Realignment/Restructure

    In July 1993, Teledyne undertook a major realignment for the company which
consolidated its operating companies and eliminated 1,200 management and support
positions.  The intent of the realignment was to streamline operations in order
to take full advantage of the opportunities available to the Company, address 
the increasingly complex business environment of the 1990's and beyond and 
better serve customers through more robust operating units.

    The intent of the 1991-1992 restructure plan was to focus on the Company's
technology-based businesses in which it has significant leadership roles. 
Included in the plan for sale or closure were certain operations in energy
exploration, drilling and supply, engine manufacture or overhaul, aviation
related components, hydraulic devices and instrumentation, metal forming tools
and equipment, welding systems and equipment, metal, wood and paper businesses,
semiconductors and electrical equipment manufacturing.  The restructure plan for
operations which were to be closed or sold has been substantially completed.

Distribution of Unitrin

    In 1990, the Registrant distributed to its shareholders all of the
outstanding common stock of Unitrin, Inc. (Unitrin), the parent company of
Registrant's former insurance subsidiaries.  The units involved were United
Insurance Company and subsidiaries, Trinity Universal Insurance Company and
subsidiaries and Fireside Securities Corporation and subsidiaries.

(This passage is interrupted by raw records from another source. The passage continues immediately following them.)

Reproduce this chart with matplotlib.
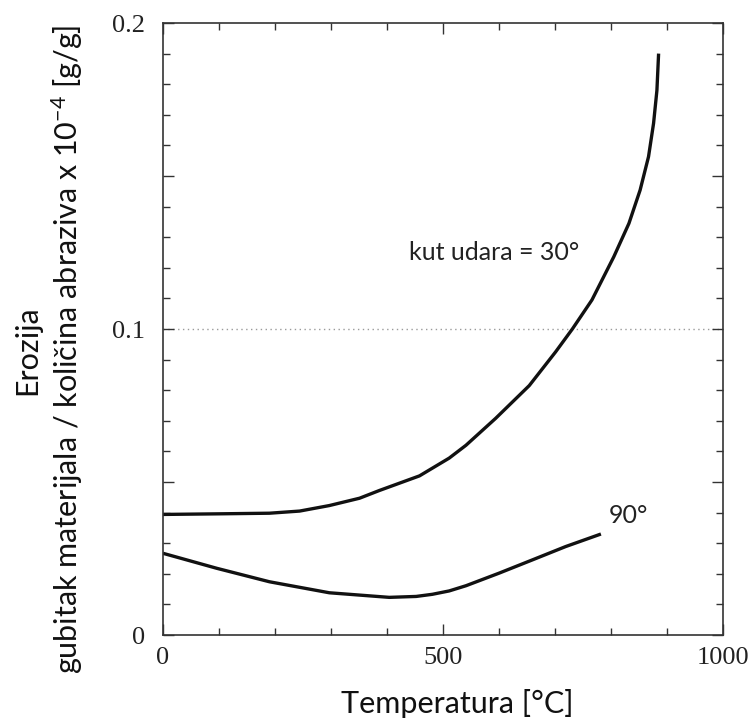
import matplotlib
matplotlib.use("Agg")
import matplotlib.pyplot as plt
from matplotlib.ticker import MultipleLocator

# ---- data ----
temp_30 = [0, 100, 190, 244, 297, 351, 386, 458, 511, 541, 594, 654, 701,
           731, 766, 805, 832, 852, 867, 876, 882, 885]
eros_30 = [0.0394, 0.0396, 0.0398, 0.0405, 0.0423, 0.0447, 0.0472, 0.0520,
           0.0578, 0.0620, 0.0708, 0.0815, 0.0925, 0.1000, 0.1095, 0.1236,
           0.1345, 0.1454, 0.1563, 0.1672, 0.1780, 0.1900]

temp_90 = [0, 96, 190, 297, 404, 452, 481, 511, 541, 600, 659, 719, 782]
eros_90 = [0.0267, 0.0218, 0.0174, 0.0138, 0.0123, 0.0126, 0.0133, 0.0144,
           0.0161, 0.0202, 0.0245, 0.0289, 0.0330]

x_ticks = [0, 500, 1000]
x_tick_labels = ["0", "500", "1000"]
y_ticks = [0, 0.05, 0.1, 0.15, 0.2]
y_tick_labels = ["0", "", "0.1", "", "0.2"]

label_30 = "kut udara = 30°"
label_90 = "90°"
xlabel = "Temperatura [°C]"
ylabel1 = "Erozija"
ylabel2 = "gubitak materijala / količina abraziva x 10$^{-4}$ [g/g]"

plt.rcParams['mathtext.default'] = 'regular'
sans = ['Lato', 'DejaVu Sans']
serif = ['Liberation Serif', 'DejaVu Serif']

fig = plt.figure(figsize=(7.56, 7.2), dpi=100)
ax = fig.add_axes([163/756, 85/720, 560/756, 612/720])

for xs, ys in ((temp_30, eros_30), (temp_90, eros_90)):
    ax.plot(xs, ys, color='#111111', lw=2.4, solid_capstyle='butt',
            solid_joinstyle='round')
ax.axhline(0.1, color='#9a9a9a', lw=1.0, ls=(0, (1, 2.5)), zorder=0)

ax.set_xlim(0, 1000)
ax.set_ylim(0, 0.2)

ax.set_xticks(x_ticks)
ax.set_xticklabels(x_tick_labels, family=serif, fontsize=19, color='#222222')
ax.xaxis.set_minor_locator(MultipleLocator(100))
ax.set_yticks(y_ticks)
ax.set_yticklabels(y_tick_labels, family=serif, fontsize=19, color='#222222')
ax.yaxis.set_minor_locator(MultipleLocator(0.01))

ax.tick_params(which='both', direction='in', top=True, right=True,
               color='#333333', width=1.0)
ax.tick_params(which='major', length=8)
ax.tick_params(which='minor', length=5)
ax.tick_params(axis='x', which='major', pad=9)
ax.tick_params(axis='y', which='major', pad=13)

for s in ax.spines.values():
    s.set_color('#333333')
    s.set_linewidth(1.2)

ax.text(440, 0.125, label_30, family=sans, fontsize=18, color='#222222',
        ha='left', va='center')
ax.text(796, 0.0392, label_90, family=sans, fontsize=18, color='#222222',
        ha='left', va='center')

fig.text(457/756, 17/720, xlabel, family=sans, fontsize=22, color='#111111',
         ha='center', va='center')
fig.text(27/756, (720-350)/720, ylabel1, family=sans, fontsize=22,
         color='#111111', ha='center', va='center', rotation=90)
fig.text(67/756, (720-349)/720, ylabel2, family=sans, fontsize=22,
         color='#111111', ha='center', va='center', rotation=90)

fig.savefig("out.png", dpi=100)
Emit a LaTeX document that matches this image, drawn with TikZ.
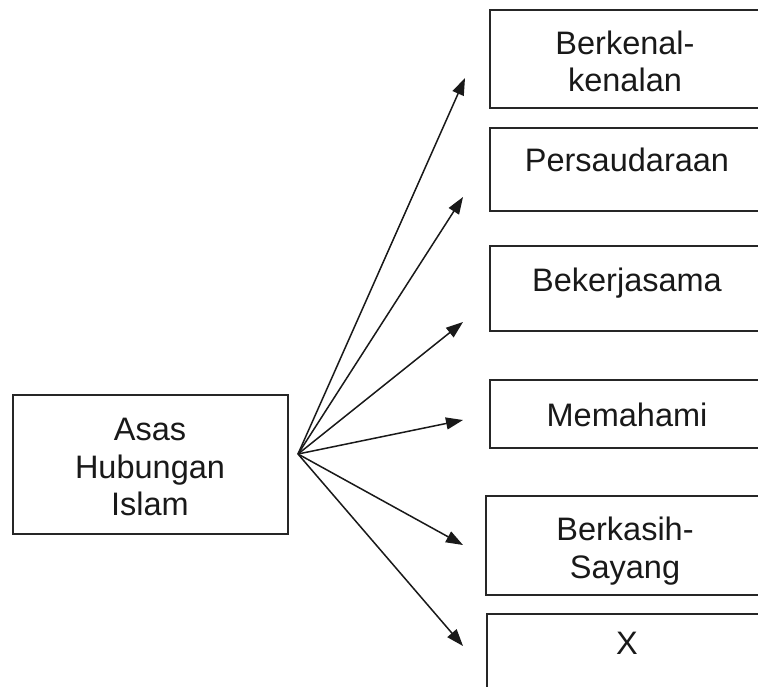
\documentclass[tikz,border=0pt]{standalone}
\usepackage{fontspec}
\setmainfont{Liberation Sans}
\usetikzlibrary{arrows.meta}
\begin{document}
\begin{tikzpicture}[x=0.5pt,y=-0.5pt,
  boxshape/.style={draw=black!85, line width=1pt},
  lbl/.style={inner sep=0pt, align=center, text=black!90,
    font=\fontsize{16.25pt}{18.75pt}\selectfont},
  arr/.style={draw=black!90, line width=0.75pt, -{Triangle[length=8.5pt,width=6pt]}}]
\useasboundingbox (0,0) rectangle (758,686);
\clip (0,0) rectangle (758,686);
\fill[white] (0,0) rectangle (758,686);
% boxes
\draw[boxshape] (13,395) rectangle (288,534);
\node[lbl] (src) at (150,467) {Asas\\Hubungan\\Islam};
\draw[boxshape] (490,10) rectangle (780,108);
\node[lbl] (b1) at (625,61.5) {Berkenal-\\kenalan};
\draw[boxshape] (490,128) rectangle (780,211);
\node[lbl] (b2) at (627,160) {Persaudaraan};
\draw[boxshape] (490,246) rectangle (780,331);
\node[lbl] (b3) at (627,283) {Bekerjasama};
\draw[boxshape] (490,380) rectangle (780,448);
\node[lbl] (b4) at (627,415) {Memahami};
\draw[boxshape] (486,496) rectangle (780,595);
\node[lbl] (b5) at (625,551) {Berkasih-\\Sayang};
\draw[boxshape] (487,614) rectangle (780,720);
\node[lbl] (b6) at (627,643) {X};
% fan
\coordinate (hub) at (298,454);
\coordinate (t1) at (465,78);
\coordinate (t2) at (463,197);
\coordinate (t3) at (463,322);
\coordinate (t4) at (463,420);
\coordinate (t5) at (463,545);
\coordinate (t6) at (463,646);
\foreach \t in {t1,t2,t3,t4,t5,t6} \draw[arr] (hub) -- (\t);
\end{tikzpicture}
\end{document}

    (b) and (c)(1)(i) Information regarding business segments is presented in
Note 10 on pages 13-19 through 13-21 in Exhibit 13 - Teledyne, Inc. annual 
report to shareholders for the year ended December 31, 1994.  Teledyne's 
individual divisions are responsible for marketing their products.  Additional 
information regarding the Company's products and services is presented in the 
Outline of Products and Activities on pages 13-38 through 13-44 in Exhibit 13 -
Teledyne, Inc. annual report to shareholders for the year ended December 31, 
1994.

    (c)(1)(ii) There has been no public announcement about a new product or
industry segment that would require the investment of a material amount of 
assets of the Registrant or that otherwise is material.

                                     1
<PAGE>
                                

Item 1.  Business (Continued)

    (c)(1)(iii) Substantially all parts and materials required in the
manufacture of Registrant's products are available from more than one supplier
and, in Registrant's opinion, the sources and availability of raw materials
essential to its business are adequate.

    (c)(1)(iv) Registrant owns a number of patents and trademarks and is a party
to numerous patent, trademark and technical information license agreements. 
Although these have been and are expected to be of value, in the opinion of
Registrant the loss of any single such item or technically related group of such
items would not materially affect the conduct of its business.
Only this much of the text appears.